Evaluating with human feedback

This guide demonstrates how to run a batch generation and collect manual human feedback.

Prerequisites

  1. You need to have access to evaluations.
  2. You also need to have a project created - if not, please first follow our project creation guides.
  3. Finally, you need at least a few logs in your project. Use the Editor to generate some logs if you don't have any yet.

Set up an evaluator to collect human feedback

  1. From the Evaluations page, click New Evaluator and select Human.
  1. Give the evaluator a name and description and click Create in the top-right.
  2. Return to the Evaluations page and select Run Evaluation.
  3. Choose the model config you are evaluating, a dataset you would like to evaluate against and then select the new Human evaluator.

  1. Click Batch generate and follow the link in the bottom-right corner to see the evaluation run.
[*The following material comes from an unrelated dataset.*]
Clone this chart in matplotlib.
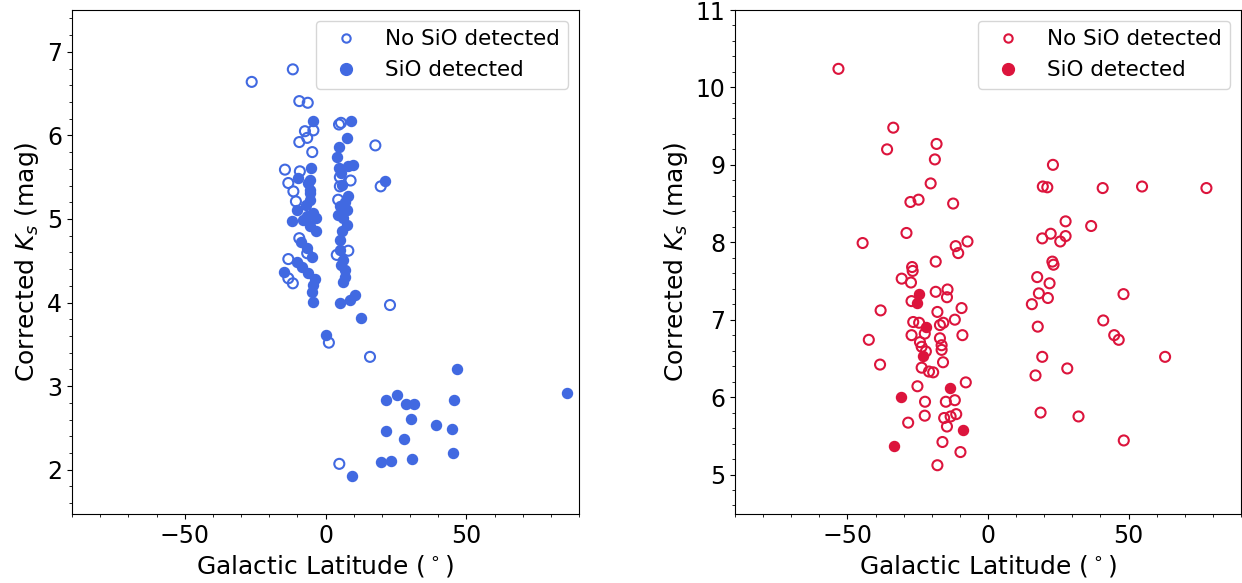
import matplotlib
matplotlib.use("Agg")
import matplotlib.pyplot as plt
from matplotlib.ticker import AutoMinorLocator, MultipleLocator
from matplotlib.lines import Line2D

# ---------------- data ----------------
# Left panel: No SiO detected (open)
left_nosio_lat = [-26.2, -11.6, -9.3, -6.3, 5.5, 4.8, -7.3, -4.3, -6.5, -9.3, -4.7, 17.7,
                  5.1, 8.9, 19.6, -14.4, -9.1, -13.2, -11.4, 4.5, -10.5, -9.3, -6.5, -13.2,
                  -13.2, -11.6, 8.1, 4.0, 1.2, 22.9, 15.8, 4.9, 5.1]
left_nosio_ks = [6.64, 6.79, 6.41, 6.39, 6.15, 6.13, 6.05, 6.06, 5.97, 5.92, 5.80, 5.88,
                 5.50, 5.46, 5.39, 5.59, 5.57, 5.43, 5.33, 5.23, 5.21, 4.77, 4.59, 4.52,
                 4.29, 4.23, 4.62, 4.57, 3.52, 3.97, 3.35, 2.07, 5.39]

# Left panel: SiO detected (filled)
left_sio_lat = [8.9, -4.5, 7.7, 4.9, 4.2, 4.8, 9.7, 8.0, 21.1, -5.1, -9.7, -6.1, -5.5, -5.5,
                5.8, 8.1, -10.2, -12.0, -4.3, -5.5, -7.9, -6.9, -3.4, 5.1, 7.5, 6.3, 7.5,
                4.5, -8.8, -4.9, -10.2, -8.4, -6.1, -4.3, -4.9, -4.3, -14.7, 5.1, 5.1, 6.3,
                6.9, 6.3, 5.1, 10.5, 8.7, 12.6, 0.2, -5.5, -5.5, -4.3, -6.7, 6.0, 5.5, 7.0,
                5.5, 7.0, -3.5, -6.5, -3.6,
                46.6, 85.6, 21.5, 25.3, 28.6, 31.4, 45.7, 30.2, 21.5, 27.9, 39.1, 45.0,
                45.2, 19.7, 23.3, 30.8, 9.5]
left_sio_ks = [6.17, 6.17, 5.97, 5.86, 5.74, 5.61, 5.65, 5.63, 5.46, 5.61, 5.49, 5.43, 5.31,
               5.23, 5.41, 5.28, 5.11, 4.97, 5.05, 4.91, 4.99, 5.17, 5.01, 5.15, 5.11, 5.01,
               4.93, 5.05, 4.73, 4.54, 4.49, 4.43, 4.35, 4.21, 4.13, 4.01, 4.36, 4.75, 4.63,
               4.51, 4.39, 4.25, 4.00, 4.09, 4.03, 3.81, 3.61, 5.47, 5.35, 5.07, 5.03, 4.85,
               4.45, 4.30, 5.55, 5.20, 4.85, 4.65, 4.28,
               3.20, 2.92, 2.83, 2.89, 2.79, 2.79, 2.83, 2.61, 2.46, 2.37, 2.53, 2.49,
               2.20, 2.09, 2.11, 2.13, 1.93]

# Right panel: No SiO detected (open)
right_nosio_lat = [-53.2, -33.7, -35.9, -18.3, -18.9, -20.4, -27.6, -24.7, -12.4, -29.0,
                   -44.6, -11.5, -7.3, -10.6, -18.6, -27.0, -26.8, -30.7, -27.4, -18.6,
                   -14.4, -14.6, -27.2, -38.2, -18.0, -9.4, -11.8, -26.6, -24.5, -17.1,
                   -15.9, -42.4, -27.2, -22.5, -17.1, -16.5, -16.5, -9.1, -24.2, -23.6,
                   -22.1, -16.0, -38.4, -23.6, -21.0, -19.5, -25.1, -7.9, -22.4, -15.0,
                   -11.8, -22.5, -28.4, -15.6, -13.3, -11.3, -14.6, -16.2, -9.8, -18.0,
                   23.1, 19.5, 21.1, 40.8, 54.8, 77.7, 27.6, 36.7, 22.3, 27.6, 19.3, 25.7,
                   22.9, 23.3, 17.5, 21.9, 18.1, 21.3, 15.6, 48.2, 17.7, 41.0, 44.9, 46.5,
                   19.3, 63.0, 28.2, 16.9, 18.7, 32.2, 48.3]
right_nosio_ks = [10.24, 9.48, 9.20, 9.27, 9.07, 8.76, 8.52, 8.55, 8.50, 8.12,
                  7.99, 7.95, 8.01, 7.86, 7.75, 7.68, 7.63, 7.53, 7.48, 7.36,
                  7.39, 7.29, 7.24, 7.12, 7.10, 7.15, 7.00, 6.97, 6.96, 6.93,
                  6.96, 6.74, 6.80, 6.82, 6.76, 6.67, 6.61, 6.80, 6.71, 6.65,
                  6.59, 6.45, 6.42, 6.38, 6.33, 6.32, 6.14, 6.19, 5.94, 5.94,
                  5.96, 5.76, 5.67, 5.73, 5.75, 5.78, 5.62, 5.42, 5.29, 5.12,
                  9.00, 8.72, 8.71, 8.70, 8.72, 8.70, 8.27, 8.21, 8.11, 8.08, 8.05, 8.01,
                  7.75, 7.71, 7.55, 7.47, 7.34, 7.28, 7.20, 7.33, 6.91, 6.99, 6.80, 6.74,
                  6.52, 6.52, 6.37, 6.28, 5.80, 5.75, 5.44]

# Right panel: SiO detected (filled)
right_sio_lat = [-24.6, -25.1, -21.9, -23.0, -13.6, -31.0, -8.9, -33.4]
right_sio_ks = [7.33, 7.21, 6.91, 6.53, 6.12, 6.00, 5.58, 5.37]

legend_labels = ["No SiO detected", "SiO detected"]

# ---------------- plot ----------------
FS_TICK = 17
FS_LABEL = 18
FS_LEG = 15.5

fig = plt.figure(figsize=(12.42, 5.83), dpi=100)
W, H = 1242.0, 583.0
axL = fig.add_axes([72 / W, 69 / H, 507 / W, 504 / H])
axR = fig.add_axes([735 / W, 69 / H, 506 / W, 504 / H])


def panel(ax, x_open, y_open, x_fill, y_fill, color, ylim, ymajor):
    ax.scatter(x_open, y_open, s=52, facecolors='none', edgecolors=color, linewidths=1.5,
               zorder=2)
    ax.scatter(x_fill, y_fill, s=52, color=color, linewidths=1.0, zorder=3)
    ax.set_xlim(-90, 90)
    ax.set_ylim(*ylim)
    ax.xaxis.set_major_locator(MultipleLocator(50))
    ax.yaxis.set_major_locator(MultipleLocator(ymajor))
    ax.xaxis.set_minor_locator(AutoMinorLocator(5))
    ax.yaxis.set_minor_locator(AutoMinorLocator(5))
    ax.tick_params(labelsize=FS_TICK)
    ax.set_xlabel(r"Galactic Latitude ($^\circ$)", fontsize=FS_LABEL)
    ax.set_ylabel(r"Corrected $K_s$ (mag)", fontsize=FS_LABEL)
    handles = [
        Line2D([], [], linestyle='none', marker='o', markersize=6, markerfacecolor='none',
               markeredgecolor=color, markeredgewidth=1.5),
        Line2D([], [], linestyle='none', marker='o', markersize=8.5, markerfacecolor=color,
               markeredgecolor=color),
    ]
    ax.legend(handles, legend_labels, loc='upper right', fontsize=FS_LEG)


panel(axL, left_nosio_lat, left_nosio_ks, left_sio_lat, left_sio_ks,
      'royalblue', (1.47, 7.5), 1)
panel(axR, right_nosio_lat, right_nosio_ks, right_sio_lat, right_sio_ks,
      'crimson', (4.49, 11.0), 1)

fig.savefig("out.png", dpi=100)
  1. As the rows populate with the generated output from the model, you can review those outputs and apply feedback in the rating column. Click a row to see the full details of the Log in a drawer.
  2. Apply your feedback either directly in the table, or from the drawer.

  1. Once you've finished providing feedback for all the Logs in the run, click Mark as complete in the top right of the page.
  2. You can review the aggregated feedback results in the Stats section on this page.

Configuring the feedback schema

If you need a more complex feedback schema, visit the Settings page in your project and follow the link to Feedbacks. Here, you can add more categories to the default feedback types. If you need more control over feedback types, you can create new ones via the API.